● STATED TASK
Only the pictures are left out: repeat the rest of the entries exactly.

Charts and diagrams as code:
•••
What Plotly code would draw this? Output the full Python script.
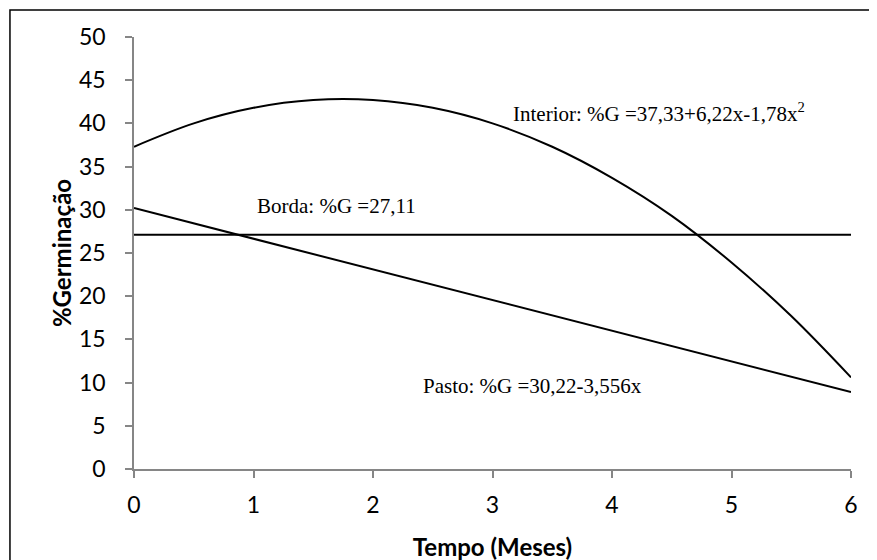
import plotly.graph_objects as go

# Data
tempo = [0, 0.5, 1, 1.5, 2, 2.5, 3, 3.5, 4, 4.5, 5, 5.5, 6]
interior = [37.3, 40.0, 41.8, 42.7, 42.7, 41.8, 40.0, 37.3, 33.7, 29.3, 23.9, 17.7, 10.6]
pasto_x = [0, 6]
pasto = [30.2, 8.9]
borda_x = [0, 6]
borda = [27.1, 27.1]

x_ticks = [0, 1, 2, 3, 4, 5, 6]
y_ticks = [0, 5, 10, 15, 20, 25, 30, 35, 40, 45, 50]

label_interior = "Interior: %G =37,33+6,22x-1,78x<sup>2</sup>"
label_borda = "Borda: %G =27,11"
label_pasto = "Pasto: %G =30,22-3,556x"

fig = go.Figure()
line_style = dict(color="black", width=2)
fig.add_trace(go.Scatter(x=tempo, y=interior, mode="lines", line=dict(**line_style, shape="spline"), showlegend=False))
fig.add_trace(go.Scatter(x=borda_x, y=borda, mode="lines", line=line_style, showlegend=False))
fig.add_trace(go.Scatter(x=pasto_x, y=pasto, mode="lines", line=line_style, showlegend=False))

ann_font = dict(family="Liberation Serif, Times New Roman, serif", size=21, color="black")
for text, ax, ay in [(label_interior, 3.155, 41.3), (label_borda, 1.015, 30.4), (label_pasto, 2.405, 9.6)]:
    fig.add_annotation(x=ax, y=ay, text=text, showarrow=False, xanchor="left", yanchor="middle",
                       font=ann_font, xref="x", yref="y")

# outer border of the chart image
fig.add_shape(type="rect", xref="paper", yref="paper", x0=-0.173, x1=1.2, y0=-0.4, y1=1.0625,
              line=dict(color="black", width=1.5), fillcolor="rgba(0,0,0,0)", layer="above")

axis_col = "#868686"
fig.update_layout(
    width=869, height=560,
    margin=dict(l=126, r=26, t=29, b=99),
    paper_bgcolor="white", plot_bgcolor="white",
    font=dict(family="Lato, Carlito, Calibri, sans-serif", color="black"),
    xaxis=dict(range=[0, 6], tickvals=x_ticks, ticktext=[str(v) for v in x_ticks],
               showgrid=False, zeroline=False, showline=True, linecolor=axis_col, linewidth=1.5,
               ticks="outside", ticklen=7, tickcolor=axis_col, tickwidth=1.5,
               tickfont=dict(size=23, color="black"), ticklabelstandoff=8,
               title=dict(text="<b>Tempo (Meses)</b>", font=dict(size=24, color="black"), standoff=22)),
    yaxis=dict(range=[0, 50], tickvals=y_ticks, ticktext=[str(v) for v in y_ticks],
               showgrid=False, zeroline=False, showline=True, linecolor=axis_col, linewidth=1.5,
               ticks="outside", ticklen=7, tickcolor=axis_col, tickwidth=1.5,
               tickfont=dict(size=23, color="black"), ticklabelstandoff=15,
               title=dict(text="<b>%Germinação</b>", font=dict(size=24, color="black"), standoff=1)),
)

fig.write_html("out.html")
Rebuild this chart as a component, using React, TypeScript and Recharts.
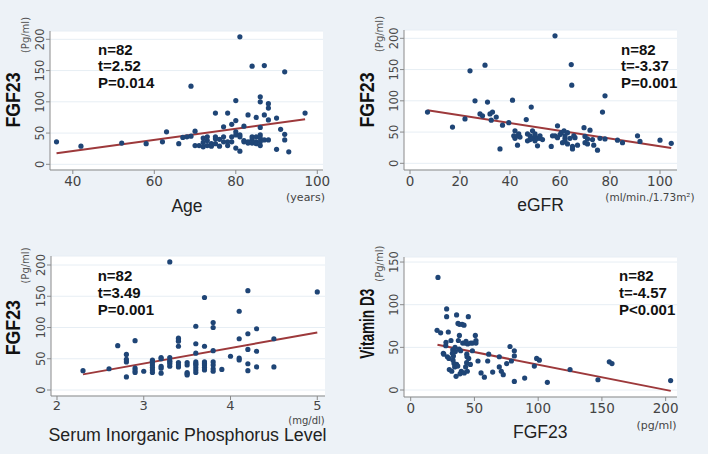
•••
● WRITTEN SOLUTION
What Plotly code would draw this? Output the full Python script.
import plotly.graph_objects as go

# Data
tempo = [0, 0.5, 1, 1.5, 2, 2.5, 3, 3.5, 4, 4.5, 5, 5.5, 6]
interior = [37.3, 40.0, 41.8, 42.7, 42.7, 41.8, 40.0, 37.3, 33.7, 29.3, 23.9, 17.7, 10.6]
pasto_x = [0, 6]
pasto = [30.2, 8.9]
borda_x = [0, 6]
borda = [27.1, 27.1]

x_ticks = [0, 1, 2, 3, 4, 5, 6]
y_ticks = [0, 5, 10, 15, 20, 25, 30, 35, 40, 45, 50]

label_interior = "Interior: %G =37,33+6,22x-1,78x<sup>2</sup>"
label_borda = "Borda: %G =27,11"
label_pasto = "Pasto: %G =30,22-3,556x"

fig = go.Figure()
line_style = dict(color="black", width=2)
fig.add_trace(go.Scatter(x=tempo, y=interior, mode="lines", line=dict(**line_style, shape="spline"), showlegend=False))
fig.add_trace(go.Scatter(x=borda_x, y=borda, mode="lines", line=line_style, showlegend=False))
fig.add_trace(go.Scatter(x=pasto_x, y=pasto, mode="lines", line=line_style, showlegend=False))

ann_font = dict(family="Liberation Serif, Times New Roman, serif", size=21, color="black")
for text, ax, ay in [(label_interior, 3.155, 41.3), (label_borda, 1.015, 30.4), (label_pasto, 2.405, 9.6)]:
    fig.add_annotation(x=ax, y=ay, text=text, showarrow=False, xanchor="left", yanchor="middle",
                       font=ann_font, xref="x", yref="y")

# outer border of the chart image
fig.add_shape(type="rect", xref="paper", yref="paper", x0=-0.173, x1=1.2, y0=-0.4, y1=1.0625,
              line=dict(color="black", width=1.5), fillcolor="rgba(0,0,0,0)", layer="above")

axis_col = "#868686"
fig.update_layout(
    width=869, height=560,
    margin=dict(l=126, r=26, t=29, b=99),
    paper_bgcolor="white", plot_bgcolor="white",
    font=dict(family="Lato, Carlito, Calibri, sans-serif", color="black"),
    xaxis=dict(range=[0, 6], tickvals=x_ticks, ticktext=[str(v) for v in x_ticks],
               showgrid=False, zeroline=False, showline=True, linecolor=axis_col, linewidth=1.5,
               ticks="outside", ticklen=7, tickcolor=axis_col, tickwidth=1.5,
               tickfont=dict(size=23, color="black"), ticklabelstandoff=8,
               title=dict(text="<b>Tempo (Meses)</b>", font=dict(size=24, color="black"), standoff=22)),
    yaxis=dict(range=[0, 50], tickvals=y_ticks, ticktext=[str(v) for v in y_ticks],
               showgrid=False, zeroline=False, showline=True, linecolor=axis_col, linewidth=1.5,
               ticks="outside", ticklen=7, tickcolor=axis_col, tickwidth=1.5,
               tickfont=dict(size=23, color="black"), ticklabelstandoff=15,
               title=dict(text="<b>%Germinação</b>", font=dict(size=24, color="black"), standoff=1)),
)

fig.write_html("out.html")
Rebuild this chart as a component, using React, TypeScript and Recharts.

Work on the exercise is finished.